OC Gambling Houses in California Draw Vietnamese in Droves, as the Law Moves In
Posted on: July 20, 2016, 01:59h.
Last updated on: October 12, 2016, 08:34h.
In Orange County, California, known in the vernacular as the “OC,” gambling houses inside of otherwise quiet communities have become the bane of local law enforcement. But police aren’t ready to concede to the rampant problem.
The Vietnamese community that largely settled in Orange County after the fall of Saigon in 1975 brought with them their cultural love of gambling.
The county’s Little Saigon is the largest Vietnamese settlement in the United States, with a population totaling more than 200,000. The cities of Garden Grove, Westminster, and Santa Ana make up the largest chunk of the Little Saigon region in Orange County.
And though an overwhelming percentage of the Vietnamese who live in these areas are law-abiding citizens, there remain more than a few bad eggs. According to a report by the Associated Press, police have infiltrated over a dozen illegal gambling houses in recent years that are run by gangs.
Leads are frequently generated from neighboring complaints of noise and traffic.
Others stem from law enforcement simply tracing drug paraphernalia, like syringes littered on the streets. The gambling houses are often also sources of drugs and alcohol, promoted to fuel gambling binges.
“They don’t just go there for an hour,” Westminster Police Department Sgt. Darin Upstill told the AP. “They’ll be there for hours on end.”
Little Saigon, Big Problem
Running an illegal gambling house is attractive to certain gang operatives, as the risk is low compared to dealing hard drugs. And profits can be just as large.
Police tell the AP that the illegal Orange County gambling houses can bring in $100,000 or more a month. And much of the money gambled by the invite-only Vietnamese crowd is ill-gotten.
The game of choice is a six-person video table arcade game, where players purchase gambling tokens. It’s a children’s game that Upstill told the Orange County Register in 2015 could be found at Chuck E. Cheese’s.
Last September, Westminster police confiscated $50,000 in cash, weapons, and drugs from just one gambling house. Seventeen people were detained, but only three were eventually arrested, highlighting the little risk, big reward theory.
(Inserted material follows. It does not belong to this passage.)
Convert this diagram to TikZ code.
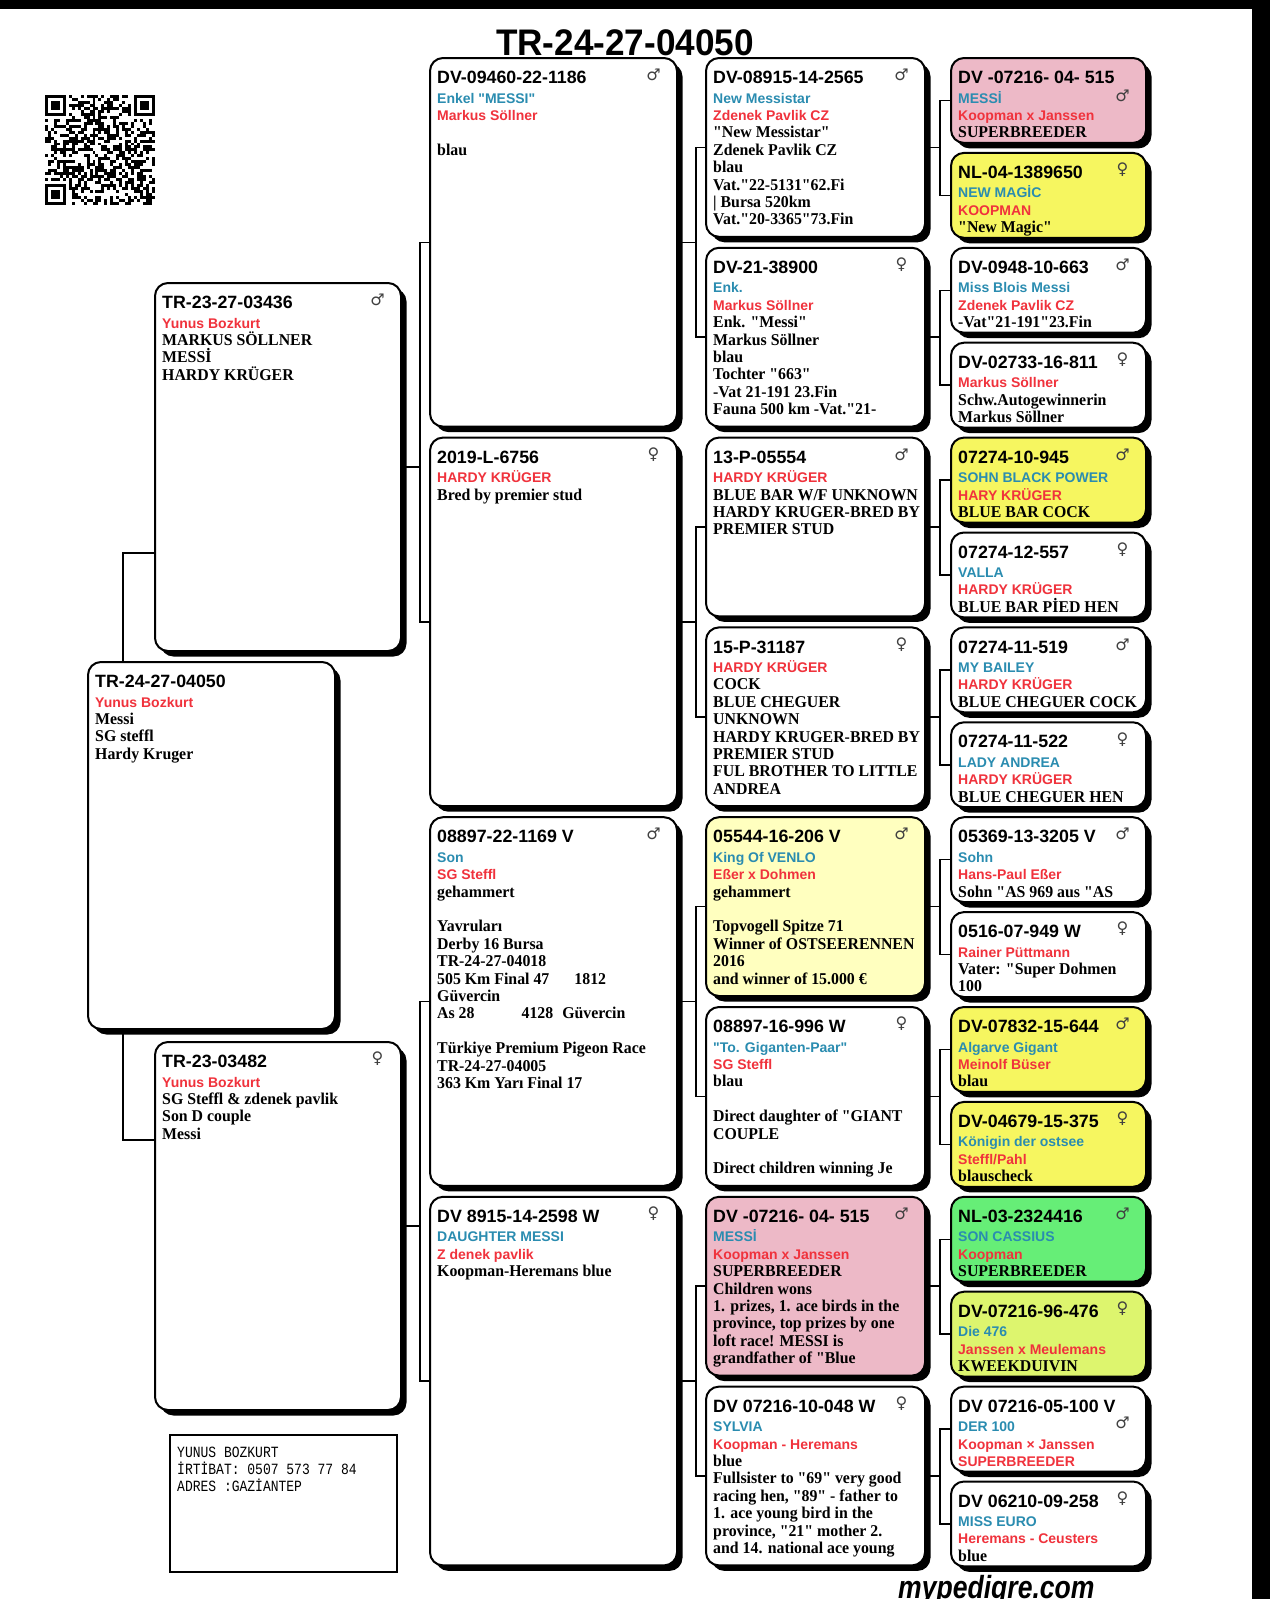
\documentclass[tikz,border=0pt]{standalone}
\usepackage{fontspec}
\usepackage{graphicx}
\usepackage{tikz}
\usetikzlibrary{shadows}
\setmainfont{Liberation Serif}[FakeStretch=0.96,Ligatures=TeXOff]
\newfontfamily\hdfont{Liberation Sans}[Ligatures=TeXOff]
\newfontfamily\sxfont{DejaVu Sans}
\newfontfamily\infofont{Liberation Mono}[Ligatures=TeXOff]
\definecolor{msblue}{HTML}{2A8CB0}
\definecolor{msred}{HTML}{F0323C}
\definecolor{pinkbox}{HTML}{EDB9C7}
\definecolor{yelbox}{HTML}{F6F660}
\definecolor{paleyel}{HTML}{FFFFBF}
\definecolor{greenbox}{HTML}{66EE77}
\definecolor{limebox}{HTML}{DDF56E}
\newcommand{\cod}[1]{{\hdfont\fontsize{17.8}{17.4}\selectfont#1}}
\newcommand{\nam}[1]{{\hdfont\fontsize{14}{17.4}\selectfont\color{msblue}#1}}
\newcommand{\own}[1]{{\hdfont\fontsize{14}{17.4}\selectfont\color{msred}#1}}
% name, x, y, width, height, fill, sex, sex drop, text
\newcommand{\bird}[9]{\node[pbox,fill=#6,minimum width=#4,minimum height=#5] (#1) at (#2,#3) {};
  \node[ptxt] (#1t) at ([shift={(8pt,-14pt)}]#1.north west) {#9};
  \node[sexmark] (#1g) at ([shift={(-24.5pt,-#8)}]#1.north east) {#7};}
\newcommand{\cthree}[6][18pt]{\bird{#2}{429}{57+#3*379.6}{247pt}{368.6pt}{#4}{#5}{#1}{#6}}
\newcommand{\cfour}[6][18pt]{\bird{#2}{705}{57+#3*189.8}{219pt}{178.8pt}{#4}{#5}{#1}{#6}}
\newcommand{\cfive}[6][18pt]{\bird{#2}{950}{57+#3*94.9}{195pt}{84.9pt}{#4}{#5}{#1}{#6}}
\newcommand{\pedlink}[4]{\draw[lnk] (#1.east) -- ++(#4pt,0) (#2.west) -| ([xshift=#4pt]#1.east) |- (#3.west);}

\begin{document}
\begin{tikzpicture}[x=1pt,y=-1pt,
  pbox/.style={draw,line width=2pt,rounded corners=13pt,anchor=north west,inner sep=0pt,
    general shadow={fill=black,shadow xshift=5.5pt,shadow yshift=-5.5pt}},
  ptxt/.style={anchor=north west,inner sep=0pt,align=left,font=\bfseries\fontsize{16.5}{17.4}\selectfont},
  sexmark/.style={inner sep=0pt,text=black!75,font=\sxfont\fontsize{16}{16}\selectfont},
  lnk/.style={line width=1.5pt}]
\useasboundingbox (0,0) rectangle (1270,1599);
\fill[white] (0,0) rectangle (1270,1599);
\fill[black] (0,0) rectangle (1270,9);
\fill[black] (1252,0) rectangle (1270,1599);

\node[anchor=base] (title) at (625,55) {\scalebox{0.95}[1]{\hdfont\bfseries\fontsize{37}{37}\selectfont TR-24-27-04050}};

% qr code
\begin{scope}[shift={(45,95)},x=2.97pt,y=-2.97pt]
\pgfmathsetseed{12}
\foreach \i in {0,...,36}{\foreach \j in {0,...,36}{
  \pgfmathtruncatemacro\qon{(rnd<0.5)&&!((\i<8&&\j<8)||(\i>28&&\j<8)||(\i<8&&\j>28))}
  \ifnum\qon=1 \fill (\i,\j) rectangle ++(1,1);\fi}}
\foreach \a/\b in {0/0,30/0,0/30}{\fill (\a,\b) rectangle ++(7,7); \fill[white] (\a+1,\b+1) rectangle ++(5,5); \fill (\a+2,\b+2) rectangle ++(3,3);}
\end{scope}

\bird{subj}{87}{661}{247pt}{367pt}{white}{}{18pt}{\cod{TR-24-27-04050}\\[2pt]\own{Yunus Bozkurt}\\Messi\\SG steffl\\Hardy Kruger}
\bird{s}{154}{282}{246pt}{368pt}{white}{♂}{18pt}{\cod{TR-23-27-03436}\\[2pt]\own{Yunus Bozkurt}\\MARKUS SÖLLNER\\MESSİ\\HARDY KRÜGER}
\bird{d}{154}{1041}{246pt}{368pt}{white}{♀}{18pt}{\cod{TR-23-03482}\\[2pt]\own{Yunus Bozkurt}\\SG Steffl \& zdenek pavlik\\Son D couple\\Messi}

\cthree{ss}{0}{white}{♂}{\cod{DV-09460-22-1186}\\[2pt]\nam{Enkel "MESSI"}\\\own{Markus Söllner}\\~\\blau}
\cthree{sd}{1}{white}{♀}{\cod{2019-L-6756}\\[2pt]\own{HARDY KRÜGER}\\Bred by premier stud}
\cthree{ds}{2}{white}{♂}{\cod{08897-22-1169 V}\\[2pt]\nam{Son}\\\own{SG Steffl}\\gehammert\\~\\Yavruları\\Derby 16 Bursa\\TR-24-27-04018\\505 Km Final 47\hspace{25pt}1812\\Güvercin\\As 28\hspace{47pt}4128\hspace{9pt}Güvercin\\~\\Türkiye Premium Pigeon Race\\TR-24-27-04005\\363 Km Yarı Final 17}
\cthree{dd}{3}{white}{♀}{\cod{DV 8915-14-2598 W}\\[2pt]\nam{DAUGHTER MESSI}\\\own{Z denek pavlik}\\Koopman-Heremans blue}

\cfour{sss}{0}{white}{♂}{\cod{DV-08915-14-2565}\\[2pt]\nam{New Messistar}\\\own{Zdenek Pavlik CZ}\\"New Messistar"\\Zdenek Pavlik CZ\\blau\\Vat."22-5131"62.Fi\\| Bursa 520km\\Vat."20-3365"73.Fin}
\cfour{ssd}{1}{white}{♀}{\cod{DV-21-38900}\\[2pt]\nam{Enk.}\\\own{Markus Söllner}\\Enk. "Messi"\\Markus Söllner\\blau\\Tochter "663"\\-Vat 21-191 23.Fin\\Fauna 500 km -Vat."21-}
\cfour{sds}{2}{white}{♂}{\cod{13-P-05554}\\[2pt]\own{HARDY KRÜGER}\\BLUE BAR W/F UNKNOWN\\HARDY KRUGER-BRED BY\\PREMIER STUD}
\cfour{sdd}{3}{white}{♀}{\cod{15-P-31187}\\[2pt]\own{HARDY KRÜGER}\\COCK\\BLUE CHEGUER\\UNKNOWN\\HARDY KRUGER-BRED BY\\PREMIER STUD\\FUL BROTHER TO LITTLE\\ANDREA}
\cfour{dss}{4}{paleyel}{♂}{\cod{05544-16-206 V}\\[2pt]\nam{King Of VENLO}\\\own{Eßer x Dohmen}\\gehammert\\~\\Topvogell Spitze 71\\Winner of OSTSEERENNEN\\2016\\and winner of 15.000 €}
\cfour{dsd}{5}{white}{♀}{\cod{08897-16-996 W}\\[2pt]\nam{"To. Giganten-Paar"}\\\own{SG Steffl}\\blau\\~\\Direct daughter of "GIANT\\COUPLE\\~\\Direct children winning Je}
\cfour{dds}{6}{pinkbox}{♂}{\cod{DV -07216- 04- 515}\\[2pt]\nam{MESSİ}\\\own{Koopman x Janssen}\\SUPERBREEDER\\Children wons\\1. prizes, 1. ace birds in the\\province, top prizes by one\\loft race! MESSI is\\grandfather of "Blue}
\cfour{ddd}{7}{white}{♀}{\cod{DV 07216-10-048 W}\\[2pt]\nam{SYLVIA}\\\own{Koopman - Heremans}\\blue\\Fullsister to "69" very good\\racing hen, "89" - father to\\1. ace young bird in the\\province, "21" mother 2.\\and 14. national ace young}

\cfive[39pt]{ssss}{0}{pinkbox}{♂}{\cod{DV -07216- 04- 515}\\[2pt]\nam{MESSİ}\\\own{Koopman x Janssen}\\SUPERBREEDER}
\cfive{sssd}{1}{yelbox}{♀}{\cod{NL-04-1389650}\\[2pt]\nam{NEW MAGİC}\\\own{KOOPMAN}\\"New Magic"}
\cfive{ssds}{2}{white}{♂}{\cod{DV-0948-10-663}\\[2pt]\nam{Miss Blois Messi}\\\own{Zdenek Pavlik CZ}\\-Vat"21-191"23.Fin}
\cfive{ssdd}{3}{white}{♀}{\cod{DV-02733-16-811}\\[2pt]\own{Markus Söllner}\\Schw.Autogewinnerin\\Markus Söllner}
\cfive{sdss}{4}{yelbox}{♂}{\cod{07274-10-945}\\[2pt]\nam{SOHN BLACK POWER}\\\own{HARY KRÜGER}\\BLUE BAR COCK}
\cfive{sdsd}{5}{white}{♀}{\cod{07274-12-557}\\[2pt]\nam{VALLA}\\\own{HARDY KRÜGER}\\BLUE BAR PİED HEN}
\cfive{sdds}{6}{white}{♂}{\cod{07274-11-519}\\[2pt]\nam{MY BAILEY}\\\own{HARDY KRÜGER}\\BLUE CHEGUER COCK}
\cfive{sddd}{7}{white}{♀}{\cod{07274-11-522}\\[2pt]\nam{LADY ANDREA}\\\own{HARDY KRÜGER}\\BLUE CHEGUER HEN}
\cfive{dsss}{8}{white}{♂}{\cod{05369-13-3205 V}\\[2pt]\nam{Sohn}\\\own{Hans-Paul Eßer}\\Sohn "AS 969 aus "AS}
\cfive{dssd}{9}{white}{♀}{\cod{0516-07-949 W}\\[2pt]\own{Rainer Püttmann}\\Vater: "Super Dohmen\\100}
\cfive{dsds}{10}{yelbox}{♂}{\cod{DV-07832-15-644}\\[2pt]\nam{Algarve Gigant}\\\own{Meinolf Büser}\\blau}
\cfive{dsdd}{11}{yelbox}{♀}{\cod{DV-04679-15-375}\\[2pt]\nam{Königin der ostsee}\\\own{Steffl/Pahl}\\blauscheck}
\cfive{ddss}{12}{greenbox}{♂}{\cod{NL-03-2324416}\\[2pt]\nam{SON CASSIUS}\\\own{Koopman}\\SUPERBREEDER}
\cfive{ddsd}{13}{limebox}{♀}{\cod{DV-07216-96-476}\\[2pt]\nam{Die 476}\\\own{Janssen x Meulemans}\\KWEEKDUIVIN}
\cfive[37pt]{ddds}{14}{white}{♂}{\cod{DV 07216-05-100 V}\\[2pt]\nam{DER 100}\\\own{Koopman × Janssen}\\\own{SUPERBREEDER}}
\cfive{dddd}{15}{white}{♀}{\cod{DV 06210-09-258}\\[2pt]\nam{MISS EURO}\\\own{Heremans - Ceusters}\\blue}

\draw[lnk] ([xshift=36pt]subj.north west) |- ([yshift=-86pt]s.west);
\draw[lnk] ([xshift=36pt]subj.south west) |- ([yshift=86pt]d.west);
\foreach \p in {s,d} {\pedlink{\p}{\p s}{\p d}{18}}
\foreach \p in {ss,sd,ds,dd} {\pedlink{\p}{\p s}{\p d}{18}}
\foreach \p in {sss,ssd,sds,sdd,dss,dsd,dds,ddd} {\pedlink{\p}{\p s}{\p d}{14}}

\node[draw,line width=1.5pt,anchor=north west,minimum width=227pt,minimum height=137pt] (info) at (169,1434) {};
\node[anchor=north west,inner sep=0pt] (infot) at ([shift={(8pt,-12pt)}]info.north west) {\scalebox{1}[1.2]{\infofont\fontsize{13}{13}\selectfont\begin{tabular}{@{}l@{}}YUNUS BOZKURT\\İRTİBAT: 0507 573 77 84\\ADRES :GAZİANTEP\end{tabular}}};

\node[anchor=base west,inner sep=0pt] (logo) at (898,1598) {\scalebox{0.83}[1]{\hdfont\bfseries\itshape\fontsize{32}{32}\selectfont mypedigre.com}};
\end{tikzpicture}
\end{document}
The National Council on Problem Gambling (NCPG) says that two million American adults meet the criteria to be deemed “pathological gamblers”. Another four to six million could fall into the “problem gambler” category.
But those statistics becoming something else again when narrowed down to encompass only the Vietnamese population based in the US.
According to UCLA Psychiatry Professor Dr. Timothy Fong, upwards of 60 percent of American-based Vietnamese qualify as pathological gamblers.
“While there may be individual biological and psychological factors that play a role in the development of problem gambling, there are cultural and social factors that may encourage these problem gambling behaviors,” Fong wrote in a 2007 report titled “Asian-Americans, Addictions, and Barriers to Treatment.”
“Psychological and social factors, denial, guilt, or shame, coping strategies, acculturation issues, language barriers, and [barriers to] help-seeking behaviors all exacerbate the impact of problem gambling,” Fong concluded.
The California Department of Public Health’s Office of Problem Gambling has a no-cost counseling and treatment program for multinational citizens. And more state-authorized problem gambler treatment providers are located in the south Los Angeles area than anywhere else in the state.